*Material to process*.
☆ ☆ ☆ ☆ ☆ ☆ ☆

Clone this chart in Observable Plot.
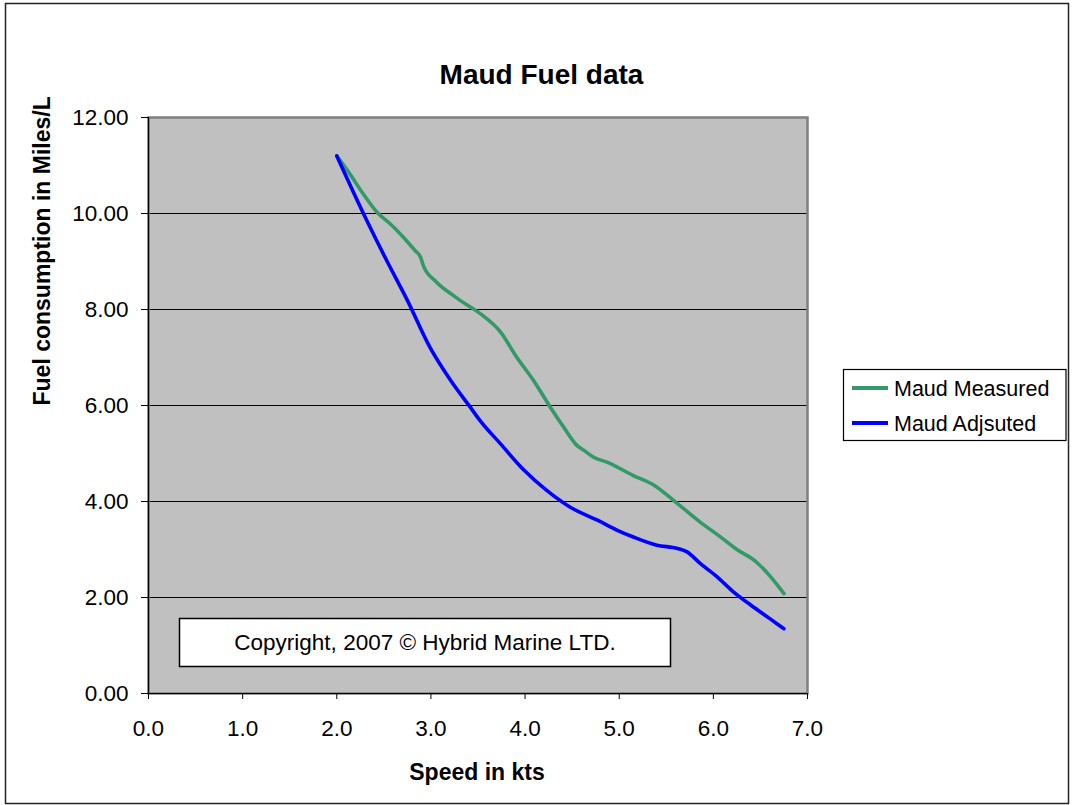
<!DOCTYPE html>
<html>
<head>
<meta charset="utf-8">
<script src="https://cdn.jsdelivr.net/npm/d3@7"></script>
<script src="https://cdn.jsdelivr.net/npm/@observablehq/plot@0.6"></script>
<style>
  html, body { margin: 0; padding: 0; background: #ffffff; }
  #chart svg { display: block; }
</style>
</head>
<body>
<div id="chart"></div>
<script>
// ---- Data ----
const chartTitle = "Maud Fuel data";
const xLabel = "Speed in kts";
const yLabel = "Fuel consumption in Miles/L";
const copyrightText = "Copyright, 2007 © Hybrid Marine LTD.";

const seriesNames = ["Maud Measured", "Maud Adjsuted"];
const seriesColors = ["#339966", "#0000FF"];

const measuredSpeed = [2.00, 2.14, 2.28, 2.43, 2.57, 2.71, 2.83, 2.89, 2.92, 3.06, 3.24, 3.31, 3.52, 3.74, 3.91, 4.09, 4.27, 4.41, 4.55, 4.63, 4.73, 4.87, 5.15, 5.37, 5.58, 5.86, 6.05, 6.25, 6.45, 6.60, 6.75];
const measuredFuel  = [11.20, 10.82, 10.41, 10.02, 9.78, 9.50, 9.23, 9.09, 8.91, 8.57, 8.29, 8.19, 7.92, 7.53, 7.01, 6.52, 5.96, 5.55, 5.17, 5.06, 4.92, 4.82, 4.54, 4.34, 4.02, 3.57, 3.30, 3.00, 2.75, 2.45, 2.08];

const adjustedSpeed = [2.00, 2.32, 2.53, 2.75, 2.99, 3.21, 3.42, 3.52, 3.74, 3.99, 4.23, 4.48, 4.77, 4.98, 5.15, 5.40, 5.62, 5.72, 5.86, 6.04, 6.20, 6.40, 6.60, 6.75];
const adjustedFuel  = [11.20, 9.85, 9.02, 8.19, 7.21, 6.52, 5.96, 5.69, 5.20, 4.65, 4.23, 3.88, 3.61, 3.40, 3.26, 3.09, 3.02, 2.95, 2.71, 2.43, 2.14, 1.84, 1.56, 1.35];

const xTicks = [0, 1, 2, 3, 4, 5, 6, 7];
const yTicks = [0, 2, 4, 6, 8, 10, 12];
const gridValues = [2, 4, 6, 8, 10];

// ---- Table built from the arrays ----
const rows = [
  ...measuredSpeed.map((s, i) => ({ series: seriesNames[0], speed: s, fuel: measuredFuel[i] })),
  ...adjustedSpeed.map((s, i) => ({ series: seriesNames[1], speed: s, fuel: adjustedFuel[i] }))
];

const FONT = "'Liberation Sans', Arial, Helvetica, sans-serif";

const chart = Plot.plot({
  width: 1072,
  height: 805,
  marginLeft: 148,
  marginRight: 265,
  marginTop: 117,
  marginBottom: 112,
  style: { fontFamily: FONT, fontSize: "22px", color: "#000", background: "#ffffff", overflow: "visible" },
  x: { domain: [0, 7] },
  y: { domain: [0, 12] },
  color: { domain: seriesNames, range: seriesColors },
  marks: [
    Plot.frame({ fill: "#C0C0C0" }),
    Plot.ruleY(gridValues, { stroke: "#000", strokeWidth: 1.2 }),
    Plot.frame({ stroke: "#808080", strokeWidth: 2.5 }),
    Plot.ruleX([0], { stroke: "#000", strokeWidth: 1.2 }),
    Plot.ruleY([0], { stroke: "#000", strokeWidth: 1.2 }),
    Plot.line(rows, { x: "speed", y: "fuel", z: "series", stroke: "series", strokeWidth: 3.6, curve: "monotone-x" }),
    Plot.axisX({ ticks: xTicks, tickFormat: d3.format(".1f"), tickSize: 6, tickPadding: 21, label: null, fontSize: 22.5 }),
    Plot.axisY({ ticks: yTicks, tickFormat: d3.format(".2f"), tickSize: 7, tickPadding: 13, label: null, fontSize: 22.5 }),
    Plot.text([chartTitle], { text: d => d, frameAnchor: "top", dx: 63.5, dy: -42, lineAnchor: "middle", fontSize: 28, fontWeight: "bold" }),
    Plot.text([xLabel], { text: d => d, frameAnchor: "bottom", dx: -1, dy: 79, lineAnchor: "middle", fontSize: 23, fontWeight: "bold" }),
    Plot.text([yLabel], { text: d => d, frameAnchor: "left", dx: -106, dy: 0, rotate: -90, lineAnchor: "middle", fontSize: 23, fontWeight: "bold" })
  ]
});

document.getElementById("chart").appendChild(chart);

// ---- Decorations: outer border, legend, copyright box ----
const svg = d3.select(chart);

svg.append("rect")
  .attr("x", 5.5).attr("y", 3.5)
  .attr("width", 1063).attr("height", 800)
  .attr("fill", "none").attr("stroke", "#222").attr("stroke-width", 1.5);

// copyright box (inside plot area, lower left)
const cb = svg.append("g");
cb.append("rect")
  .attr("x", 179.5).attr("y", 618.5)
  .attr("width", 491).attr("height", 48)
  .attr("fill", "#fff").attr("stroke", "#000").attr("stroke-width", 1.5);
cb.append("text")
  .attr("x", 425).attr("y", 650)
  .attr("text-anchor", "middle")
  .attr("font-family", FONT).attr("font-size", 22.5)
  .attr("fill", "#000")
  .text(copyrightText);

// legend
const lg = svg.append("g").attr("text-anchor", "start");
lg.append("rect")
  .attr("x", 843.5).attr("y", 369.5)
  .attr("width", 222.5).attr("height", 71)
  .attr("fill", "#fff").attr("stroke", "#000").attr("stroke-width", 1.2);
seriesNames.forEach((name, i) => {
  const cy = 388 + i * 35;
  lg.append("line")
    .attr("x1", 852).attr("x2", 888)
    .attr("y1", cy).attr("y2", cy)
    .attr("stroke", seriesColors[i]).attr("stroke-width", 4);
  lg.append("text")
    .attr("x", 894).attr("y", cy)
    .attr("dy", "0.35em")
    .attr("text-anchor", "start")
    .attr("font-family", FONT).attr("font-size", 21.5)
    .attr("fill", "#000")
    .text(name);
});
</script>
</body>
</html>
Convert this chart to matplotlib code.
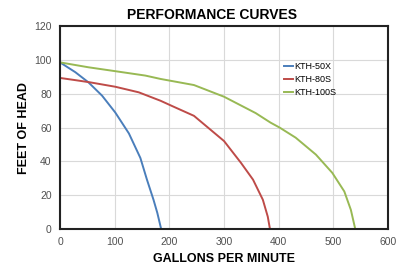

☆ ☆ ☆ ☆ ☆ ☆ ☆

Quote each record exactly as it stands, minus the pictures.

*Result of the task*.
Clone this chart in Observable Plot.
<!DOCTYPE html>
<html>
<head>
<meta charset="utf-8">
<script src="https://cdn.jsdelivr.net/npm/d3@7"></script>
<script src="https://cdn.jsdelivr.net/npm/@observablehq/plot@0.6"></script>
<style>
  html, body { margin: 0; padding: 0; background: #ffffff; }
  #chart svg { display: block; }
</style>
</head>
<body>
<div id="chart"></div>
<script>
// ---- Data ----
const chartTitle = "Maud Fuel data";
const xLabel = "Speed in kts";
const yLabel = "Fuel consumption in Miles/L";
const copyrightText = "Copyright, 2007 © Hybrid Marine LTD.";

const seriesNames = ["Maud Measured", "Maud Adjsuted"];
const seriesColors = ["#339966", "#0000FF"];

const measuredSpeed = [2.00, 2.14, 2.28, 2.43, 2.57, 2.71, 2.83, 2.89, 2.92, 3.06, 3.24, 3.31, 3.52, 3.74, 3.91, 4.09, 4.27, 4.41, 4.55, 4.63, 4.73, 4.87, 5.15, 5.37, 5.58, 5.86, 6.05, 6.25, 6.45, 6.60, 6.75];
const measuredFuel  = [11.20, 10.82, 10.41, 10.02, 9.78, 9.50, 9.23, 9.09, 8.91, 8.57, 8.29, 8.19, 7.92, 7.53, 7.01, 6.52, 5.96, 5.55, 5.17, 5.06, 4.92, 4.82, 4.54, 4.34, 4.02, 3.57, 3.30, 3.00, 2.75, 2.45, 2.08];

const adjustedSpeed = [2.00, 2.32, 2.53, 2.75, 2.99, 3.21, 3.42, 3.52, 3.74, 3.99, 4.23, 4.48, 4.77, 4.98, 5.15, 5.40, 5.62, 5.72, 5.86, 6.04, 6.20, 6.40, 6.60, 6.75];
const adjustedFuel  = [11.20, 9.85, 9.02, 8.19, 7.21, 6.52, 5.96, 5.69, 5.20, 4.65, 4.23, 3.88, 3.61, 3.40, 3.26, 3.09, 3.02, 2.95, 2.71, 2.43, 2.14, 1.84, 1.56, 1.35];

const xTicks = [0, 1, 2, 3, 4, 5, 6, 7];
const yTicks = [0, 2, 4, 6, 8, 10, 12];
const gridValues = [2, 4, 6, 8, 10];

// ---- Table built from the arrays ----
const rows = [
  ...measuredSpeed.map((s, i) => ({ series: seriesNames[0], speed: s, fuel: measuredFuel[i] })),
  ...adjustedSpeed.map((s, i) => ({ series: seriesNames[1], speed: s, fuel: adjustedFuel[i] }))
];

const FONT = "'Liberation Sans', Arial, Helvetica, sans-serif";

const chart = Plot.plot({
  width: 1072,
  height: 805,
  marginLeft: 148,
  marginRight: 265,
  marginTop: 117,
  marginBottom: 112,
  style: { fontFamily: FONT, fontSize: "22px", color: "#000", background: "#ffffff", overflow: "visible" },
  x: { domain: [0, 7] },
  y: { domain: [0, 12] },
  color: { domain: seriesNames, range: seriesColors },
  marks: [
    Plot.frame({ fill: "#C0C0C0" }),
    Plot.ruleY(gridValues, { stroke: "#000", strokeWidth: 1.2 }),
    Plot.frame({ stroke: "#808080", strokeWidth: 2.5 }),
    Plot.ruleX([0], { stroke: "#000", strokeWidth: 1.2 }),
    Plot.ruleY([0], { stroke: "#000", strokeWidth: 1.2 }),
    Plot.line(rows, { x: "speed", y: "fuel", z: "series", stroke: "series", strokeWidth: 3.6, curve: "monotone-x" }),
    Plot.axisX({ ticks: xTicks, tickFormat: d3.format(".1f"), tickSize: 6, tickPadding: 21, label: null, fontSize: 22.5 }),
    Plot.axisY({ ticks: yTicks, tickFormat: d3.format(".2f"), tickSize: 7, tickPadding: 13, label: null, fontSize: 22.5 }),
    Plot.text([chartTitle], { text: d => d, frameAnchor: "top", dx: 63.5, dy: -42, lineAnchor: "middle", fontSize: 28, fontWeight: "bold" }),
    Plot.text([xLabel], { text: d => d, frameAnchor: "bottom", dx: -1, dy: 79, lineAnchor: "middle", fontSize: 23, fontWeight: "bold" }),
    Plot.text([yLabel], { text: d => d, frameAnchor: "left", dx: -106, dy: 0, rotate: -90, lineAnchor: "middle", fontSize: 23, fontWeight: "bold" })
  ]
});

document.getElementById("chart").appendChild(chart);

// ---- Decorations: outer border, legend, copyright box ----
const svg = d3.select(chart);

svg.append("rect")
  .attr("x", 5.5).attr("y", 3.5)
  .attr("width", 1063).attr("height", 800)
  .attr("fill", "none").attr("stroke", "#222").attr("stroke-width", 1.5);

// copyright box (inside plot area, lower left)
const cb = svg.append("g");
cb.append("rect")
  .attr("x", 179.5).attr("y", 618.5)
  .attr("width", 491).attr("height", 48)
  .attr("fill", "#fff").attr("stroke", "#000").attr("stroke-width", 1.5);
cb.append("text")
  .attr("x", 425).attr("y", 650)
  .attr("text-anchor", "middle")
  .attr("font-family", FONT).attr("font-size", 22.5)
  .attr("fill", "#000")
  .text(copyrightText);

// legend
const lg = svg.append("g").attr("text-anchor", "start");
lg.append("rect")
  .attr("x", 843.5).attr("y", 369.5)
  .attr("width", 222.5).attr("height", 71)
  .attr("fill", "#fff").attr("stroke", "#000").attr("stroke-width", 1.2);
seriesNames.forEach((name, i) => {
  const cy = 388 + i * 35;
  lg.append("line")
    .attr("x1", 852).attr("x2", 888)
    .attr("y1", cy).attr("y2", cy)
    .attr("stroke", seriesColors[i]).attr("stroke-width", 4);
  lg.append("text")
    .attr("x", 894).attr("y", cy)
    .attr("dy", "0.35em")
    .attr("text-anchor", "start")
    .attr("font-family", FONT).attr("font-size", 21.5)
    .attr("fill", "#000")
    .text(name);
});
</script>
</body>
</html>
Convert this chart to matplotlib code.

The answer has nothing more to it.